Simulating Combined Translation and Rotation of Arbitrary Shaped Aerosol Particles using Hamilton's Quaternions

MRITTIKA ROY, Zhibo Liu, Ranganathan Gopalakrishnan, University of Memphis

     Abstract Number: 626
     Working Group: Aerosol Physics

Abstract
We simulate the trajectory of an arbitrary shaped aerosol particle made up of identical point-contacting spheres in three dimensions considering both translational and rotational degrees of freedom. To model motion in vacuum, we solve Newton’s second law of motion for translation and Euler’s equation for rigid body rotation.
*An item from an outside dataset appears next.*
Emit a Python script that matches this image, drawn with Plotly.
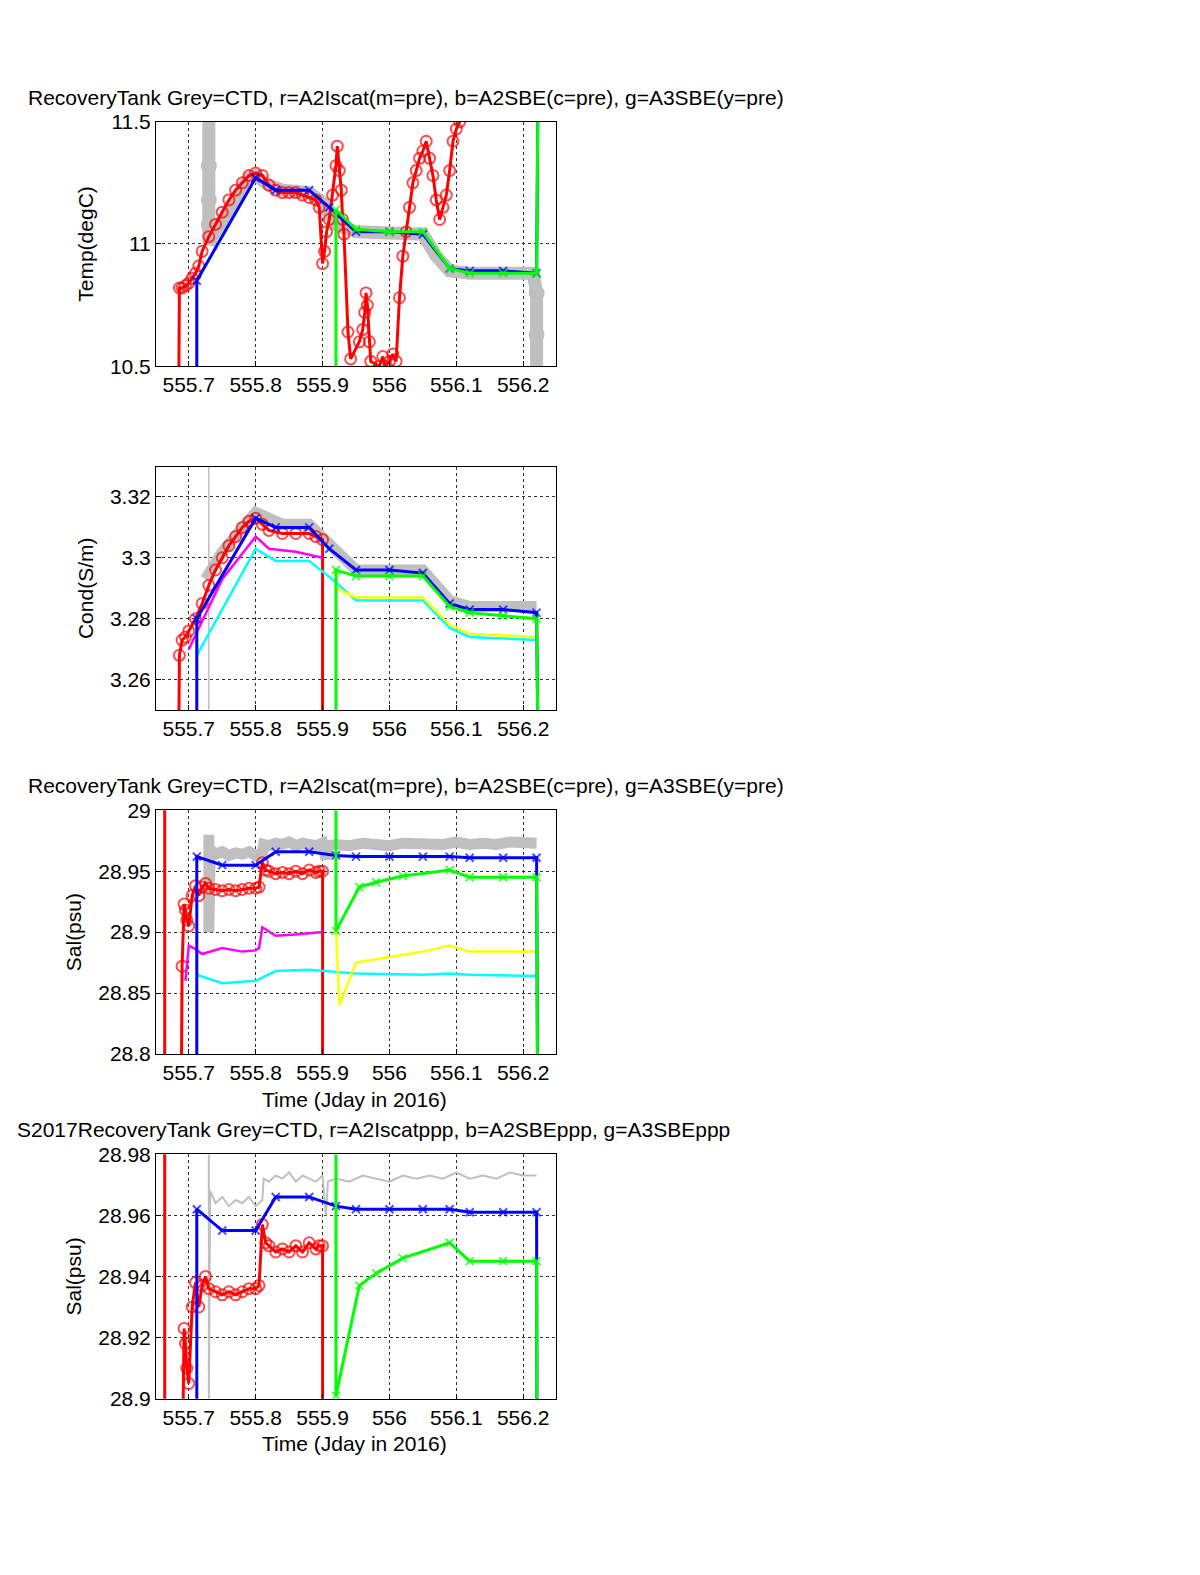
import plotly.graph_objects as go
from plotly.subplots import make_subplots

GREY = "#bfbfbf"

# ---- panel 1 : temperature ----
t_ctd_x = [555.73, 555.73, 555.735, 555.75, 555.77, 555.79, 555.80, 555.82, 555.84, 555.88, 555.90, 555.92,
           555.95, 556.0, 556.05, 556.07, 556.09, 556.12, 556.17, 556.215, 556.22, 556.22]
t_ctd_y = [11.6, 11.0, 11.03, 11.1, 11.2, 11.27, 11.28, 11.24, 11.22, 11.21, 11.17, 11.08,
           11.05, 11.05, 11.04, 10.95, 10.89, 10.88, 10.88, 10.88, 10.8, 10.5]
t_ctd_dot_x = [555.73, 555.73, 555.73, 556.22, 556.22]
t_ctd_dot_y = [11.32, 11.18, 11.08, 10.8, 10.63]

t_red_x = [555.685, 555.686, 555.69, 555.695, 555.70, 555.705, 555.71, 555.715, 555.72, 555.73, 555.74,
           555.75, 555.76, 555.77, 555.78, 555.79, 555.80, 555.81, 555.82, 555.83, 555.84, 555.85, 555.86,
           555.87, 555.88, 555.89, 555.895, 555.90, 555.903, 555.906, 555.91, 555.915, 555.92, 555.922,
           555.925, 555.928, 555.93, 555.932, 555.938, 555.942, 555.955, 555.96, 555.963, 555.965, 555.967,
           555.97, 555.972, 555.985, 555.99, 555.993, 556.0, 556.005, 556.01, 556.015, 556.02, 556.025,
           556.03, 556.035, 556.04, 556.045, 556.05, 556.055, 556.06, 556.065, 556.07, 556.075, 556.08,
           556.085, 556.09, 556.095, 556.1, 556.105, 556.11]
t_red_y = [10.4, 10.82, 10.82, 10.83, 10.84, 10.86, 10.88, 10.91, 10.97, 11.03, 11.08,
           11.13, 11.18, 11.22, 11.25, 11.28, 11.29, 11.28, 11.24, 11.22, 11.21, 11.21, 11.21,
           11.2, 11.19, 11.18, 11.15, 10.92, 10.97, 11.05, 11.1, 11.2, 11.32, 11.4,
           11.3, 11.22, 11.1, 11.04, 10.64, 10.53, 10.6, 10.65, 10.72, 10.8, 10.75,
           10.6, 10.52, 10.5, 10.54, 10.5, 10.52, 10.55, 10.52, 10.78, 10.95, 11.05,
           11.15, 11.25, 11.3, 11.35, 11.38, 11.42, 11.35, 11.28, 11.18, 11.1, 11.15,
           11.2, 11.3, 11.42, 11.47, 11.5, 11.6]

t_blue_x = [555.712, 555.712, 555.80, 555.83, 555.88, 555.91, 555.95, 556.0, 556.05, 556.09, 556.12, 556.17, 556.22, 556.222]
t_blue_y = [10.4, 10.85, 11.27, 11.22, 11.22, 11.15, 11.05, 11.05, 11.04, 10.9, 10.89, 10.89, 10.88, 11.6]
t_green_x = [555.92, 555.92, 555.95, 556.0, 556.05, 556.09, 556.12, 556.17, 556.22, 556.222]
t_green_y = [10.4, 11.14, 11.06, 11.05, 11.05, 10.9, 10.88, 10.88, 10.88, 11.6]

# ---- panel 2 : conductivity ----
c_ctd_x = [555.725, 555.75, 555.8, 555.84, 555.88, 555.92, 555.95, 556.05, 556.09, 556.12, 556.22]
c_ctd_y = [3.293, 3.302, 3.315, 3.311, 3.311, 3.302, 3.296, 3.296, 3.286, 3.284, 3.284]
c_red_x = [555.685, 555.686, 555.69, 555.695, 555.70, 555.71, 555.72, 555.73, 555.74, 555.75, 555.76, 555.77,
           555.78, 555.79, 555.80, 555.81, 555.82, 555.84, 555.86, 555.88, 555.89, 555.90, 555.90]
c_red_y = [3.24, 3.268, 3.273, 3.274, 3.276, 3.28, 3.285, 3.291, 3.296, 3.3, 3.304, 3.307,
           3.31, 3.312, 3.313, 3.311, 3.309, 3.308, 3.308, 3.308, 3.307, 3.306, 3.24]
c_mag_x = [555.70, 555.75, 555.80, 555.82, 555.86, 555.90]
c_mag_y = [3.27, 3.293, 3.307, 3.303, 3.302, 3.3]
c_blue_x = t_blue_x
c_blue_y = [3.24, 3.28, 3.313, 3.31, 3.31, 3.303, 3.296, 3.296, 3.295, 3.285, 3.283, 3.283, 3.282, 3.24]
c_cyan_x = [555.712, 555.80, 555.83, 555.88, 555.92, 555.95, 556.05, 556.09, 556.12, 556.22]
c_cyan_y = [3.268, 3.303, 3.299, 3.299, 3.292, 3.286, 3.286, 3.277, 3.274, 3.273]
c_green_x = t_green_x
c_green_y = [3.24, 3.296, 3.294, 3.294, 3.294, 3.284, 3.282, 3.281, 3.28, 3.24]
c_yel_x = [555.92, 555.95, 556.05, 556.09, 556.12, 556.22]
c_yel_y = [3.29, 3.287, 3.287, 3.278, 3.275, 3.274]

# ---- panels 3/4 : salinity ----
s_ctd_x = [555.73, 555.73, 555.732, 555.74, 555.75, 555.76, 555.77, 555.78, 555.79, 555.80, 555.81, 555.812,
           555.82, 555.83, 555.84, 555.85, 555.86, 555.87, 555.88, 555.89, 555.90, 555.903, 555.905, 555.908,
           555.92, 555.94, 555.96, 555.98, 556.0, 556.02, 556.04, 556.06, 556.08, 556.10, 556.12, 556.14,
           556.16, 556.18, 556.20, 556.22]
s_ctd_y = [28.98, 28.9, 28.968, 28.964, 28.966, 28.963, 28.965, 28.964, 28.966, 28.963, 28.965, 28.972,
           28.971, 28.973, 28.972, 28.974, 28.971, 28.973, 28.972, 28.971, 28.973, 28.966, 28.96, 28.971,
           28.972, 28.971, 28.973, 28.972, 28.971, 28.973, 28.972, 28.973, 28.972, 28.974, 28.972, 28.973,
           28.972, 28.974, 28.973, 28.973]
s_redline_x = [555.664, 555.664]
s_redline_y = [28.7, 29.1]
s_red_x = [555.688, 555.69, 555.693, 555.695, 555.697, 555.70, 555.705, 555.71, 555.715, 555.72, 555.725,
           555.73, 555.74, 555.75, 555.76, 555.77, 555.78, 555.79, 555.80, 555.805, 555.81, 555.815,
           555.82, 555.83, 555.84, 555.85, 555.86, 555.87, 555.88, 555.89, 555.895, 555.90, 555.90]
s_red_y = [28.7, 28.872, 28.923, 28.918, 28.91, 28.905, 28.93, 28.938, 28.93, 28.937, 28.94,
           28.936, 28.935, 28.934, 28.935, 28.934, 28.935, 28.936, 28.936, 28.937, 28.957, 28.951,
           28.95, 28.948, 28.949, 28.948, 28.95, 28.948, 28.951, 28.949, 28.95, 28.95, 28.7]
s_mag_x = [555.695, 555.70, 555.71, 555.72, 555.75, 555.78, 555.80, 555.805, 555.81, 555.83, 555.86, 555.90]
s_mag_y = [28.86, 28.889, 28.886, 28.882, 28.887, 28.884, 28.885, 28.887, 28.904, 28.897, 28.898, 28.9]
s_blue_x = [555.712, 555.712, 555.75, 555.80, 555.83, 555.88, 555.92, 555.95, 556.0, 556.05, 556.09, 556.12, 556.17, 556.22, 556.222]
s_blue_y = [28.7, 28.962, 28.955, 28.955, 28.966, 28.966, 28.963, 28.962, 28.962, 28.962, 28.962, 28.961, 28.961, 28.961, 28.7]
s_cyan_x = [555.712, 555.75, 555.80, 555.83, 555.88, 555.95, 556.05, 556.09, 556.12, 556.22]
s_cyan_y = [28.865, 28.858, 28.86, 28.868, 28.869, 28.866, 28.865, 28.866, 28.865, 28.864]
s_green_x = [555.92, 555.92, 555.955, 555.98, 556.02, 556.09, 556.12, 556.17, 556.22, 556.222]
s_green_y = [29.1, 28.901, 28.937, 28.941, 28.946, 28.951, 28.945, 28.945, 28.945, 28.7]
s_yel_x = [555.92, 555.925, 555.95, 556.05, 556.09, 556.12, 556.22]
s_yel_y = [28.905, 28.84, 28.875, 28.884, 28.889, 28.884, 28.884]

title_a = "RecoveryTank Grey=CTD, r=A2Iscat(m=pre), b=A2SBE(c=pre), g=A3SBE(y=pre)"
title_b = "S2017RecoveryTank Grey=CTD, r=A2Iscatppp, b=A2SBEppp, g=A3SBEppp"

FS = 21

fig = make_subplots(rows=4, cols=1)


def line(x, y, color, width, row, mode="lines", symbol=None, size=None, ends=False):
    marker = None
    if symbol:
        sizes = size
        if ends:  # no marker on the off-scale end points of the vertical segments
            sizes = [0] + [size] * (len(x) - 2) + [0]
        marker = dict(symbol=symbol, size=sizes, color=color, line=dict(color=color, width=2))
    fig.add_trace(go.Scatter(x=x, y=y, mode=mode, line=dict(color=color, width=width),
                             marker=marker, showlegend=False), row=row, col=1)


# panel 1
line(t_ctd_x, t_ctd_y, GREY, 13, 1)
line(t_ctd_dot_x, t_ctd_dot_y, GREY, 0, 1, mode="markers", symbol="circle", size=14)
line(t_red_x, t_red_y, "red", 3, 1, mode="lines+markers", symbol="circle-open", size=11, ends=True)
line(t_blue_x, t_blue_y, "blue", 3, 1, mode="lines+markers", symbol="x-thin-open", size=8, ends=True)
line(t_green_x, t_green_y, "lime", 3, 1, mode="lines+markers", symbol="x-thin-open", size=8, ends=True)

# panel 2
line([555.73, 555.73], [3.24, 3.34], GREY, 1.5, 2)
line(c_ctd_x, c_ctd_y, GREY, 11, 2)
line(c_red_x, c_red_y, "red", 3, 2, mode="lines+markers", symbol="circle-open", size=11, ends=True)
line(c_mag_x, c_mag_y, "magenta", 2.5, 2)
line(c_cyan_x, c_cyan_y, "cyan", 2.5, 2)
line(c_yel_x, c_yel_y, "yellow", 2.5, 2)
line(c_blue_x, c_blue_y, "blue", 3, 2, mode="lines+markers", symbol="x-thin-open", size=8, ends=True)
line(c_green_x, c_green_y, "lime", 3, 2, mode="lines+markers", symbol="x-thin-open", size=8, ends=True)

# panel 3
line(s_ctd_x, s_ctd_y, GREY, 11, 3)
line(s_redline_x, s_redline_y, "red", 3, 3)
line(s_red_x, s_red_y, "red", 3, 3, mode="lines+markers", symbol="circle-open", size=11, ends=True)
line(s_mag_x, s_mag_y, "magenta", 2.5, 3)
line(s_cyan_x, s_cyan_y, "cyan", 2.5, 3)
line(s_yel_x, s_yel_y, "yellow", 2.5, 3)
line(s_blue_x, s_blue_y, "blue", 3, 3, mode="lines+markers", symbol="x-thin-open", size=8, ends=True)
line(s_green_x, s_green_y, "lime", 3, 3, mode="lines+markers", symbol="x-thin-open", size=8, ends=True)

# panel 4
line(s_ctd_x, s_ctd_y, GREY, 2, 4)
line(s_redline_x, s_redline_y, "red", 3, 4)
line(s_red_x, s_red_y, "red", 3, 4, mode="lines+markers", symbol="circle-open", size=11, ends=True)
line(s_blue_x, s_blue_y, "blue", 3, 4, mode="lines+markers", symbol="x-thin-open", size=8, ends=True)
line(s_green_x, s_green_y, "lime", 3, 4, mode="lines+markers", symbol="x-thin-open", size=8, ends=True)

H = 1575.0


def py(p):
    # reference pixel row -> paper y (page is shown with a small offset)
    return 1 - (p - 7.6) / 0.9976 / H


def px(p):
    return (p - 7) / 1200


x_dom = [px(155), px(555)]
panels = [(121, 365, [10.5, 11.5], [10.5, 11, 11.5], ["10.5", "11", "11.5"], "Temp(degC)"),
          (465, 708, [3.25, 3.33], [3.26, 3.28, 3.3, 3.32], ["3.26", "3.28", "3.3", "3.32"], "Cond(S/m)"),
          (808, 1051, [28.8, 29.0], [28.8, 28.85, 28.9, 28.95, 29.0], ["28.8", "28.85", "28.9", "28.95", "29"], "Sal(psu)"),
          (1151, 1395, [28.9, 28.98], [28.9, 28.92, 28.94, 28.96, 28.98], ["28.9", "28.92", "28.94", "28.96", "28.98"], "Sal(psu)")]

xticks = [555.7, 555.8, 555.9, 556.0, 556.1, 556.2]
xlabels = ["555.7", "555.8", "555.9", "556", "556.1", "556.2"]
axstyle = dict(showline=True, mirror=True, linecolor="black", linewidth=1, showgrid=True,
               gridcolor="#333333", griddash="dot", gridwidth=1, ticks="inside", ticklen=5,
               tickcolor="black", zeroline=False, automargin=False,
               tickfont=dict(size=FS, color="black"))

for i, (top, bot, yr, yt, yl, ytitle) in enumerate(panels, start=1):
    fig.update_xaxes(domain=x_dom, range=[555.651, 556.249], tickvals=xticks, ticktext=xlabels,
                     row=i, col=1, **axstyle)
    fig.update_yaxes(domain=[py(bot), py(top)], range=yr, tickvals=yt, ticktext=yl,
                     title=dict(text=ytitle, font=dict(size=FS, color="black"), standoff=10),
                     row=i, col=1, **axstyle)

annotations = [
    dict(text=title_a, x=px(785), y=py(97), xanchor="right"),
    dict(text=title_a, x=px(785), y=py(783), xanchor="right"),
    dict(text=title_b, x=px(731), y=py(1126), xanchor="right"),
    dict(text="Time (Jday in 2016)", x=px(353), y=py(1096), xanchor="center"),
    dict(text="Time (Jday in 2016)", x=px(353), y=py(1440), xanchor="center"),
]
for a in annotations:
    a.update(xref="paper", yref="paper", showarrow=False, yanchor="middle",
             font=dict(size=FS, color="black"))

fig.update_layout(width=1200, height=1575, margin=dict(l=0, r=0, t=0, b=0),
                  paper_bgcolor="white", plot_bgcolor="white",
                  font=dict(family="Liberation Sans, Arial, sans-serif", size=FS, color="black"),
                  annotations=annotations)

fig.write_html("out.html")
To avoid singularities associated with describing the orientation of a shape with Euler angles, we employ a quaternion formulation that leads to eight ordinary differential equations to describe the evolution of the angular position and angular velocity of a rigid body. We perform all the rotational dynamics calculations in the body-fixed frame of reference attached to the rotating shape, whose basis vectors are the normalized eigenvectors of the inertia tensor of the particle. The equations of combined rotation and translation are solved using the fourth-order Runge-Kutta scheme. For validation, computations of the orientation-averaged projected areas for agglomerate pairs are compared with the calculations of Thajudeen et al. (Aerosol Science and Technology, 46:11, 1174-1186). To include particle Brownian motion and hydrodynamic resistance when a particle moves in a gas, a Langevin formulation of the translation and rotation equations is used. We calculate the translational and rotational friction factors for an aerosol particle using the Extended Kirkwood-Risemann method developed by Corson et al. (Physical Review E 96(1): 013110, Physical Review E 95(1): 013103). Previously, Thajudeen et al. developed an expression for the coagulation rate constant between two agglomerates without explicitly considering rotation. Using the developed computational procedure, we are currently investigating the effect of particle rotation on coagulation dynamics.